El efecto devastador de la tecnología sobre nuestra atención, por cierto, da para tesis. Igual que la atención misma, el menos valorado de nuestros tesoros cognitivos. La atención es una mano que mueve muchas palancas; algunas ni las sospechamos. Decía Simone Weil, la santa agnóstica, que la atención es la oración de la mente.
Y la tecnología, en resumidas cuentas, tiene mil formas de viciar nuestra experiencia lectora; de condicionar la elección de lo que leemos y la atención con que leemos. Todos los pecados anteriores son tomados, por cierto, de mi experiencia personal. Los he cometido todos y, pese al cabreo y al arrepentimiento seguiré, me temo, cayendo en alguno.
He tenido, pese a todo, suerte. Tengo bastante claro que, de haber existido redes sociales en mi infancia y adolescencia, me habría perdido algunas de las lecturas que más he disfrutado, y que más me han marcado. Como las que encontré en las baldas y estanterías de mi abuela, entre virgencitas y ciervos de porcelana.
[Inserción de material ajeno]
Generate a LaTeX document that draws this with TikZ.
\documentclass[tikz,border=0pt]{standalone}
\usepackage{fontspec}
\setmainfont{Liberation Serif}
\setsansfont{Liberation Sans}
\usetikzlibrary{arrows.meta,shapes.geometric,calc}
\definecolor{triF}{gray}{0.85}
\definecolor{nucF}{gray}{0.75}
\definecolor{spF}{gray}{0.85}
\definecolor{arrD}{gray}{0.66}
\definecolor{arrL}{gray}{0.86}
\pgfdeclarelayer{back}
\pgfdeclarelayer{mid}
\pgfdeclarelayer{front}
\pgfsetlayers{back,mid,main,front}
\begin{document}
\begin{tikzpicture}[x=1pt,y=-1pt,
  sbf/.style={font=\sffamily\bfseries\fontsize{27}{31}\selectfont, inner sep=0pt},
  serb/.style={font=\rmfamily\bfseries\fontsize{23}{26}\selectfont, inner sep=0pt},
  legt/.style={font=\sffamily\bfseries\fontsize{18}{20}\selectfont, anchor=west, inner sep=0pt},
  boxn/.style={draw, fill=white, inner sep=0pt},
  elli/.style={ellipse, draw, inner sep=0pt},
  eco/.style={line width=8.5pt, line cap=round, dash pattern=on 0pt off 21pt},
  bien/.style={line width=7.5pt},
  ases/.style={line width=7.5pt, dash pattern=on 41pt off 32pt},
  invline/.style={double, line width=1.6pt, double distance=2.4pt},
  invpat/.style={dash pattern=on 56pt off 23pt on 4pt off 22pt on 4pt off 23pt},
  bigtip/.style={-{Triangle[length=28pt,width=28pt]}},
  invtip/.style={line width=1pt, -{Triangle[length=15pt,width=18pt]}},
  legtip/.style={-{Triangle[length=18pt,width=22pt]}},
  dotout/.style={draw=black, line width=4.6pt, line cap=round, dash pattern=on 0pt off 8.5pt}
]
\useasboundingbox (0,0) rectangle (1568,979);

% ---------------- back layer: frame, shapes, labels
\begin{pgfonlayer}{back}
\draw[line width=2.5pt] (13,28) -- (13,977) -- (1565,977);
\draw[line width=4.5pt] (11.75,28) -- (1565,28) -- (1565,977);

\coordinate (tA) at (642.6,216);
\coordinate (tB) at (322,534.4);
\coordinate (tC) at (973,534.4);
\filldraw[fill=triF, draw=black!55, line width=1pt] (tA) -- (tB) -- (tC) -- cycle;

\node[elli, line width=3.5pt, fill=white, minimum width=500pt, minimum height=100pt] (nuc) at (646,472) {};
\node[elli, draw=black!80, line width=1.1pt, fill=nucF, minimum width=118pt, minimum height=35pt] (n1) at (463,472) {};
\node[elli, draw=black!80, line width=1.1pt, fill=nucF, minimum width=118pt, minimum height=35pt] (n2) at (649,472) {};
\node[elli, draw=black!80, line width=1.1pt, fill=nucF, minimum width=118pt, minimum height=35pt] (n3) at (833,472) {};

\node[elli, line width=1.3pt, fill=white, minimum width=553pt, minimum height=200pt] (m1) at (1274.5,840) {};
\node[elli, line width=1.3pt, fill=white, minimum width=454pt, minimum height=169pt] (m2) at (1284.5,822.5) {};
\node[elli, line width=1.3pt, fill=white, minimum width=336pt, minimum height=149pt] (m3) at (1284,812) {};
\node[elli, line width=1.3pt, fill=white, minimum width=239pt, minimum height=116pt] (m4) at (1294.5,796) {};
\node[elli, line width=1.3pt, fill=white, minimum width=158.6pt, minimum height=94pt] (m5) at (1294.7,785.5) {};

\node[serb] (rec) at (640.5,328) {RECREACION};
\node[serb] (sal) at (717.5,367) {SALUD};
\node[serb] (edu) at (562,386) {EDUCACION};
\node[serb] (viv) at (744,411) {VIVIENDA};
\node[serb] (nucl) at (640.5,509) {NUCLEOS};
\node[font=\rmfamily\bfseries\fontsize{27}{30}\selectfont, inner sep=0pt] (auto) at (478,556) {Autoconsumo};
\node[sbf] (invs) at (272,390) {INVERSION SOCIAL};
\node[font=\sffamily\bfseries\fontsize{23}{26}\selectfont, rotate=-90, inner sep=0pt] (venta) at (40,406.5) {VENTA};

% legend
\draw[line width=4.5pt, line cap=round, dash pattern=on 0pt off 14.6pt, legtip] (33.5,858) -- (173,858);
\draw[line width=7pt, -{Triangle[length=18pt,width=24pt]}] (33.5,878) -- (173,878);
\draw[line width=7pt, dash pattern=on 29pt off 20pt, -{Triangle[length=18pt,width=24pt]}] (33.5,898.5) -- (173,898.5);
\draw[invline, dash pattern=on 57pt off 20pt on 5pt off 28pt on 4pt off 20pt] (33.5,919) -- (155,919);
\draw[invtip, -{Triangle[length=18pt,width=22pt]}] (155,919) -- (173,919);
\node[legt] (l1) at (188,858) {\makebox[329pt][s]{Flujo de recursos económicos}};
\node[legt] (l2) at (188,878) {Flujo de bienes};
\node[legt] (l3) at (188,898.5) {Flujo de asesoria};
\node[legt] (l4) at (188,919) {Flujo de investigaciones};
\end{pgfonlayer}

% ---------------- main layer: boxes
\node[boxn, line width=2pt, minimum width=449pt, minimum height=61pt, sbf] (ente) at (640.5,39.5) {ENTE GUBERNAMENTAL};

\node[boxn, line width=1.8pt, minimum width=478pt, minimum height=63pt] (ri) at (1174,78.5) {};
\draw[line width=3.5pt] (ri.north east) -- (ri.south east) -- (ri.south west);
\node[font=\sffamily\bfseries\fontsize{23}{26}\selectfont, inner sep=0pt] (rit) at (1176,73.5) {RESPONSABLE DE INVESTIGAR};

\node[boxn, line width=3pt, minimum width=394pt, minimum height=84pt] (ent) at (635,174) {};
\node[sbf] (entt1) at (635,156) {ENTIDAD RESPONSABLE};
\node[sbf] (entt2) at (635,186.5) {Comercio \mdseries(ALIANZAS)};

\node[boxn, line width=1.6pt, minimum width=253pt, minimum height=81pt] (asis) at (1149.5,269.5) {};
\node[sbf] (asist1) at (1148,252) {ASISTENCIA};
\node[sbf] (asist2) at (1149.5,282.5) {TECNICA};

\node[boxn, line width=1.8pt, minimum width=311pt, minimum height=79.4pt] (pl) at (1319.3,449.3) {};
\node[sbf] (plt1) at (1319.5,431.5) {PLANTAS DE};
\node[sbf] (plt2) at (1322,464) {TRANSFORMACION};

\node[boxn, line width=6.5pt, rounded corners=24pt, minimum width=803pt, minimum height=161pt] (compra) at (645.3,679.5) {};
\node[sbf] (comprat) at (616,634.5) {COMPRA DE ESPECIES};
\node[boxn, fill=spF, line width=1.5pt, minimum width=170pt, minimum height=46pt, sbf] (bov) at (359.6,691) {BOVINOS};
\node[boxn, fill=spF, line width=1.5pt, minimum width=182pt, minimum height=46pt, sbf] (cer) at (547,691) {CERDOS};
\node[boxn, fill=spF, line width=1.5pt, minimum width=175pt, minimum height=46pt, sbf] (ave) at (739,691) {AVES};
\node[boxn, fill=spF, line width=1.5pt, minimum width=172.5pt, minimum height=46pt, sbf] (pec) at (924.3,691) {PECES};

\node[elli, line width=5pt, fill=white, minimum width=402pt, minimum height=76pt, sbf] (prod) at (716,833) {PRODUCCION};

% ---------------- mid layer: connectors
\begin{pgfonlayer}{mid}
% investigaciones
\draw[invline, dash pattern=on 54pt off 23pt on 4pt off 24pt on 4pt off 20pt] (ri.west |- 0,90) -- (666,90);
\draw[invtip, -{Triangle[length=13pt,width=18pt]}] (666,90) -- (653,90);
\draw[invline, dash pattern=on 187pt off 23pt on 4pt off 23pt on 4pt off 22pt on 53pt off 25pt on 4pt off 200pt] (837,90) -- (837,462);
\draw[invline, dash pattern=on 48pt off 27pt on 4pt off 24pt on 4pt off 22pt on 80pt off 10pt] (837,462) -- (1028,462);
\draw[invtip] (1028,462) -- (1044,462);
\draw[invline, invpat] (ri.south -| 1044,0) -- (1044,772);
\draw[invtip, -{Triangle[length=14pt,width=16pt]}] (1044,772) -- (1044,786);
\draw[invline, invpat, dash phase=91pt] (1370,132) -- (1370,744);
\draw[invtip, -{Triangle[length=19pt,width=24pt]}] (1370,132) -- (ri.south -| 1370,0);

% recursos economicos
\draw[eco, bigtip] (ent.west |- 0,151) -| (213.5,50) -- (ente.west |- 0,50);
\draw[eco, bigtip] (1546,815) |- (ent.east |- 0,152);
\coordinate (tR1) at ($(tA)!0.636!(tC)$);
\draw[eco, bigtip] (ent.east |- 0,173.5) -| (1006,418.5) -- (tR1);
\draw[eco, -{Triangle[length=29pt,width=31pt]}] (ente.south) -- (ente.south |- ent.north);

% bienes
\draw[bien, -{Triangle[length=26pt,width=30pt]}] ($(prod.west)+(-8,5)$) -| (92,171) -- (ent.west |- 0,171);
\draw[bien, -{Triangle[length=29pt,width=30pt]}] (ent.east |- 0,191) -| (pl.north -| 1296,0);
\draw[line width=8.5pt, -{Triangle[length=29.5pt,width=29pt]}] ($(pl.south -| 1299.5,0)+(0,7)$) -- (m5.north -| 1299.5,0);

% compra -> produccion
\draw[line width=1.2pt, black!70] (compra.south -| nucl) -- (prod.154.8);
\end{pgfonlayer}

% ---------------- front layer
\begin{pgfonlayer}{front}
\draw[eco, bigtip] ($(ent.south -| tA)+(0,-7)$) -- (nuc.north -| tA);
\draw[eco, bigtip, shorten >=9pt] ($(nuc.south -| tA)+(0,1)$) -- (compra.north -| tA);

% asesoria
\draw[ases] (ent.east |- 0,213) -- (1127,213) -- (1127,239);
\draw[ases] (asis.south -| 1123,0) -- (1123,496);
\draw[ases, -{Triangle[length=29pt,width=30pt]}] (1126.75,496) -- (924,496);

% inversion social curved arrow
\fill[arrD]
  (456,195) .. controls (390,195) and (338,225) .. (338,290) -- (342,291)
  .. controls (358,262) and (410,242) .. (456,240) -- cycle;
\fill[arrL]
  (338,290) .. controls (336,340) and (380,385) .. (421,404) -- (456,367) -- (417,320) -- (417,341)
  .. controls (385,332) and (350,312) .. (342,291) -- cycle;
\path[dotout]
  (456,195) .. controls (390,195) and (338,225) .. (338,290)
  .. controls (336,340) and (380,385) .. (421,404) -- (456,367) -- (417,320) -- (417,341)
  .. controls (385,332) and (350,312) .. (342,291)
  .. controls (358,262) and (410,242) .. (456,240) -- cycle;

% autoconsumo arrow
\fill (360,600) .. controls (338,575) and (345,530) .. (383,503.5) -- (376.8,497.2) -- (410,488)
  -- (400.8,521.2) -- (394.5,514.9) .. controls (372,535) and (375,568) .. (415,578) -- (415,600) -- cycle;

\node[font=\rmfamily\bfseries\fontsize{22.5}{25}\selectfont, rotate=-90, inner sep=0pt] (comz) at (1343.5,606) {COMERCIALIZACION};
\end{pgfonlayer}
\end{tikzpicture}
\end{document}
O entre los trastos de su camarón, bajo un polvo de décadas.
Por suerte, el amor por las viejas novelas, por la librería de lance y la biblioteca familiar, nos sigue regalando exquisiteces en 2021. Como la resurrección lujosa de Los galgos, los galgos, la novela de 1968 de la argentina Sara Gallardo. Que, rescatada con primor por Malas Tierras, se ha convertido en un pequeño acontecimiento editorial.
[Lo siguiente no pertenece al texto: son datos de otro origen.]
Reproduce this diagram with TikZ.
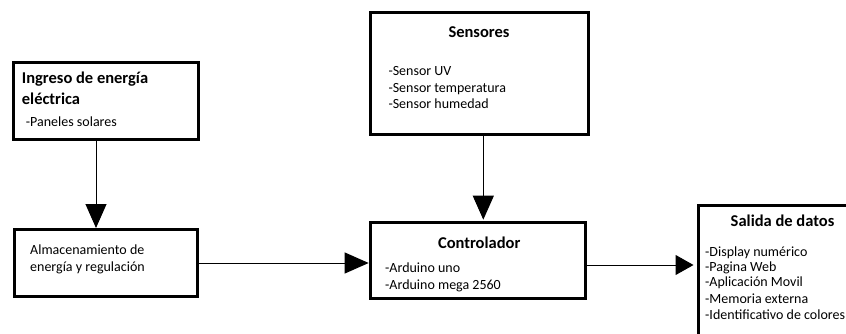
\documentclass[tikz,border=0pt]{standalone}
\usepackage{fontspec}
\setmainfont{Carlito}
\usetikzlibrary{arrows.meta}
\begin{document}
\begin{tikzpicture}[x=1pt,y=-1pt,
  box/.style={draw,line width=3pt,inner sep=0pt,outer sep=0pt},
  arr/.style={line width=1pt,-{Triangle[length=24pt,width=21pt]}},
  ttl/.style={font=\fontsize{16.5}{18}\selectfont\bfseries,inner sep=0pt,anchor=base},
  ttlw/.style={ttl,anchor=base west},
  itm/.style={font=\fontsize{14}{16}\selectfont,inner sep=0pt,anchor=base west}]
\useasboundingbox (0,0) rectangle (846,334);
\clip (0,0) rectangle (846,334);
% boxes
\node[box,minimum width=184.7pt,minimum height=77.3pt] (ing) at (105.7,101.3) {};
\node[box,minimum width=217.6pt,minimum height=122.3pt] (sen) at (479.5,73.8) {};
\node[box,minimum width=182.7pt,minimum height=67pt] (alm) at (106.3,263) {};
\node[box,minimum width=215.3pt,minimum height=75.6pt] (con) at (478.3,260.5) {};
\node[box,minimum width=251.5pt,minimum height=194.5pt] (sal) at (824.25,302.75) {};
% texts
\node[ttlw] (t1a) at (21.7,84) {Ingreso de energía};
\node[ttlw] (t1b) at (21.7,104.3) {eléctrica};
\node[itm] (i1) at (25.7,126.7) {-Paneles solares};
\node[ttl] (t2) at (479,37.3) {Sensores};
\node[itm] (i2a) at (388.3,75.7) {-Sensor UV};
\node[itm] (i2b) at (388.3,92.3) {-Sensor temperatura};
\node[itm] (i2c) at (388.3,109) {-Sensor humedad};
\node[itm] (i3a) at (30,254.3) {Almacenamiento de};
\node[itm] (i3b) at (30,271) {energía y regulación};
\node[ttl] (t4) at (479.2,248.3) {Controlador};
\node[itm] (i4a) at (385,272.7) {-Arduino uno};
\node[itm] (i4b) at (385,289) {-Arduino mega 2560};
\node[ttl] (t5) at (782.5,226.7) {Salida de datos};
\node[itm] (i5a) at (705,256.7) {-Display numérico};
\node[itm] (i5b) at (705,271.7) {-Pagina Web};
\node[itm] (i5c) at (705,286.7) {-Aplicación Movil};
\node[itm] (i5d) at (705,303.3) {-Memoria externa};
\node[itm] (i5e) at (705,319) {-Identificativo de colores};
% connectors
\coordinate (xa) at (96,0);
\coordinate (xb) at (483.3,0);
\coordinate (ya) at (0,263);
\coordinate (yb) at (0,265);
\draw[arr] (xa |- ing.south) -- ([yshift=1.5pt]xa |- alm.north);
\draw[arr] (alm.east |- ya) -- ([xshift=-2pt]con.west |- ya);
\draw[arr] (xb |- sen.south) -- ([yshift=3pt]xb |- con.north);
\draw[arr,-{Triangle[length=18pt,width=20pt]}] (con.east |- yb) -- ([xshift=-5pt]sal.west |- yb);
\end{tikzpicture}
\end{document}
O el coqueto guiño de librerías modernas como la recién abierta Crazy Mary (Echegaray, 32). Que dejan, en la entrada, una pequeña selección de libros de segunda mano. Como una ofrenda a dioses menores y domésticos, quién sabe si gremiales o familiares.
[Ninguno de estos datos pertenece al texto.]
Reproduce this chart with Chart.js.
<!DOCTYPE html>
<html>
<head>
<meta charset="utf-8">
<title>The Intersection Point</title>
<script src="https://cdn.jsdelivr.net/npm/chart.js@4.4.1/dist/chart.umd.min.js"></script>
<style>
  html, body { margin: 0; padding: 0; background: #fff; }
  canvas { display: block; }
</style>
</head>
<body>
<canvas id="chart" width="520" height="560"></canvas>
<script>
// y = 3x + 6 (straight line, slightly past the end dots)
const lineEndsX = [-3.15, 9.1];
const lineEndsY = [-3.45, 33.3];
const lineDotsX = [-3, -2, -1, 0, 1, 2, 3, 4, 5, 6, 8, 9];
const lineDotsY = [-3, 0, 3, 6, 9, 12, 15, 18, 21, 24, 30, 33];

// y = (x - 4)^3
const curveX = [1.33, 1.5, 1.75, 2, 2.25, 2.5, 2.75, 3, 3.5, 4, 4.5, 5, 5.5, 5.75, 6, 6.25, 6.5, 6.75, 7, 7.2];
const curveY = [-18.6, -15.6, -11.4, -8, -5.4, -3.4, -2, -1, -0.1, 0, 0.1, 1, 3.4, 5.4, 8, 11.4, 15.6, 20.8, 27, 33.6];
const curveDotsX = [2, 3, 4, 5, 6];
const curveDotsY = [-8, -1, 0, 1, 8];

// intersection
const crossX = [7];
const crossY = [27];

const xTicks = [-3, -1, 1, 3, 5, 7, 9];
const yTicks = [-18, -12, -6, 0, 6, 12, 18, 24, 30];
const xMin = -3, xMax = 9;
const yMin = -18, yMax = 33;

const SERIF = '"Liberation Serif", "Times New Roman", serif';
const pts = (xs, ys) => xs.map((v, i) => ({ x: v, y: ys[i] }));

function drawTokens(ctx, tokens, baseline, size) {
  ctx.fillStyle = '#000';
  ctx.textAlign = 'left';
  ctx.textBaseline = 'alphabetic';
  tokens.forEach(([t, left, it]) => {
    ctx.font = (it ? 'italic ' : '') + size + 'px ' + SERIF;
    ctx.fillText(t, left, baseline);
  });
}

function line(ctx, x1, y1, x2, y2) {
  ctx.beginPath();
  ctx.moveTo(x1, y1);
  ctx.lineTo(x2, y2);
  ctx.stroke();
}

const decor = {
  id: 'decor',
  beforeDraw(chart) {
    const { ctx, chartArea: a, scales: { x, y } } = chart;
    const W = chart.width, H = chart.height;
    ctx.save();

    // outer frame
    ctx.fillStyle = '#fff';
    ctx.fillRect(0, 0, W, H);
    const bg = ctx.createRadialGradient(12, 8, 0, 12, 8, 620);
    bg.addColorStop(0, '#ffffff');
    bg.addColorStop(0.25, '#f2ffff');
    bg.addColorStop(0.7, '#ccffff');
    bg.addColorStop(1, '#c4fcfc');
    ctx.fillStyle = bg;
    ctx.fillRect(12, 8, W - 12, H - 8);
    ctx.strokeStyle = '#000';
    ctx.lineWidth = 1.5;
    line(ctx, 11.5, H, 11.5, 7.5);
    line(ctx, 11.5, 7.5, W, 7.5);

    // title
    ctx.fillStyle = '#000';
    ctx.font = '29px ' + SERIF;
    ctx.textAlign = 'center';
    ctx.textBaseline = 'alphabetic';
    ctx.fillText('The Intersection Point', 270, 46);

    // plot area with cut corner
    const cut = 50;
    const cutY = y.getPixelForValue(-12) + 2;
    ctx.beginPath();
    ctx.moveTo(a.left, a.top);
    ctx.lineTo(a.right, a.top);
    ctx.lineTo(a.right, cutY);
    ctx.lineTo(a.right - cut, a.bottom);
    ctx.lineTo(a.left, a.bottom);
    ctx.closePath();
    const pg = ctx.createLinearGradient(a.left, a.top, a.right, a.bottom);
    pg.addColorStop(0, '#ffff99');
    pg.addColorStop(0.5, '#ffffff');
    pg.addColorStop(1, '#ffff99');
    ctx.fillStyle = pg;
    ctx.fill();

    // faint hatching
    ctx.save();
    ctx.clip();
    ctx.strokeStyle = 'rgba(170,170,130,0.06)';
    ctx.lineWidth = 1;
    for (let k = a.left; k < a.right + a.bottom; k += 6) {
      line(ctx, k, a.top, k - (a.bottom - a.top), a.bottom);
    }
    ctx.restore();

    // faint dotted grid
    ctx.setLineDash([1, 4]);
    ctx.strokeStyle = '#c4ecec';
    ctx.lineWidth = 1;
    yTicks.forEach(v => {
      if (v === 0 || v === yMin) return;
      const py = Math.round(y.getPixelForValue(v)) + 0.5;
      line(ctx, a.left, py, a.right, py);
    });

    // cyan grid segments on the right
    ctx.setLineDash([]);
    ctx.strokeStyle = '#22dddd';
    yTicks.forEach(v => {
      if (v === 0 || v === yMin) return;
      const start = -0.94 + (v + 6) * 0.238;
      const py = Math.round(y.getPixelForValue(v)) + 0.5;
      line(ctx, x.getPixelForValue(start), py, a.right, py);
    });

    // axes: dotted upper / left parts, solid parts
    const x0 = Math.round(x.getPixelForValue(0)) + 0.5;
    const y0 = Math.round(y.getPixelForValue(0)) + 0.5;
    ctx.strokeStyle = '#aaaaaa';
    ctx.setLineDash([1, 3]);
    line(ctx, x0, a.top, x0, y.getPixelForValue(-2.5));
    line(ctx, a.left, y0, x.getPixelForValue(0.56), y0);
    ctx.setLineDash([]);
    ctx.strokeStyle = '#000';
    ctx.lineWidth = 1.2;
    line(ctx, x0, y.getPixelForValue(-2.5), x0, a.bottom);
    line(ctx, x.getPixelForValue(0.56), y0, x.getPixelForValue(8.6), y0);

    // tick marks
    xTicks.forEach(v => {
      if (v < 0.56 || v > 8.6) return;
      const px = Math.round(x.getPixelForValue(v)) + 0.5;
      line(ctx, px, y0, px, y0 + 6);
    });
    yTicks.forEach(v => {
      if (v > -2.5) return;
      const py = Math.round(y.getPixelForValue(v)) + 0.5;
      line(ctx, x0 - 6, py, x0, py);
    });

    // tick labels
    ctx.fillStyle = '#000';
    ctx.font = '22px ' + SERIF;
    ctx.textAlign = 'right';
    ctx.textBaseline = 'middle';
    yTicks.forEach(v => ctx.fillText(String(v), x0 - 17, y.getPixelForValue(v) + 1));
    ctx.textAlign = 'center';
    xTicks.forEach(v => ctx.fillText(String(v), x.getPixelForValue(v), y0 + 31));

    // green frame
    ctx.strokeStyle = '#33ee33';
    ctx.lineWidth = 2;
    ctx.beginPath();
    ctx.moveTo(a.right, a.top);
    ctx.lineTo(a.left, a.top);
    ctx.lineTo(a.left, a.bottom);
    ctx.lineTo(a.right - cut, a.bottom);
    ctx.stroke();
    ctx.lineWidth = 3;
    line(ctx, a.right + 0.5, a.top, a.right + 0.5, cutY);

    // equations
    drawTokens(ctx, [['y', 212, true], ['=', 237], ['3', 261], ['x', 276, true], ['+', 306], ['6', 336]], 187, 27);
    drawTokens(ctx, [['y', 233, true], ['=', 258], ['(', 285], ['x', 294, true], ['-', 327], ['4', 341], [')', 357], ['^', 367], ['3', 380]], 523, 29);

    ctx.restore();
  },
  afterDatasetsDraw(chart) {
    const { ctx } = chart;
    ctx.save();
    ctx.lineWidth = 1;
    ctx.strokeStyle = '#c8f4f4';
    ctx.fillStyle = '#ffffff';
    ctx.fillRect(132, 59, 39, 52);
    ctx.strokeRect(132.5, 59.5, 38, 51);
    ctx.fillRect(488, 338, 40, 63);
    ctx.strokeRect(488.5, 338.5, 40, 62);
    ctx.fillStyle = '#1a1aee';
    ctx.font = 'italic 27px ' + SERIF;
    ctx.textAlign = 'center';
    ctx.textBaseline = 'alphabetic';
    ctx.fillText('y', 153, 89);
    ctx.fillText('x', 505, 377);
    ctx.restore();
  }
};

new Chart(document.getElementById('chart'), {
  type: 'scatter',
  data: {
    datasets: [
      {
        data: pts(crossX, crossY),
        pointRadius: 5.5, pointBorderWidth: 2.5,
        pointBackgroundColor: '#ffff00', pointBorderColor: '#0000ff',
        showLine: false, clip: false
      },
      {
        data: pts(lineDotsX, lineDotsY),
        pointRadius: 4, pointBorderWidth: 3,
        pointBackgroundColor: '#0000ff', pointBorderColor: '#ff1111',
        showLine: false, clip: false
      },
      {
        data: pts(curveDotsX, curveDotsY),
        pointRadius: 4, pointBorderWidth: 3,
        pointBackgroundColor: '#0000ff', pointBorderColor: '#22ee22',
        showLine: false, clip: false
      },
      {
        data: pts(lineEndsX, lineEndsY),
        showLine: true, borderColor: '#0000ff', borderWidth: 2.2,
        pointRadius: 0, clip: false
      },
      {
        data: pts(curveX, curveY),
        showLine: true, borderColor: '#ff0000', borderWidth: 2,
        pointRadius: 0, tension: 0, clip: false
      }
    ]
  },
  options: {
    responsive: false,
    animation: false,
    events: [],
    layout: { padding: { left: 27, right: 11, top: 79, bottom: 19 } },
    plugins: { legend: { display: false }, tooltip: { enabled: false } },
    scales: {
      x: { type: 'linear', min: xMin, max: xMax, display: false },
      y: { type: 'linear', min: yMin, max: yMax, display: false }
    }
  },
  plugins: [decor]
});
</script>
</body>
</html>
No soy un fetichista del papel ni un militante antirredes. Pero, vistos los efectos de lo digital en nuestras vidas, no tengo ningún interés por añadir una tercera dimensión al cóctel. Y veo en lo físico, cada vez más, un reducto donde sobrevivirá cierta forma de entender la lectura y los libros, y tantas otras experiencias de la vida. Variada, y a resguardo de la mercantilización extrema. Con una vida independiente de las decisiones tomadas a miles de kilómetros, ante una hoja de cálculo.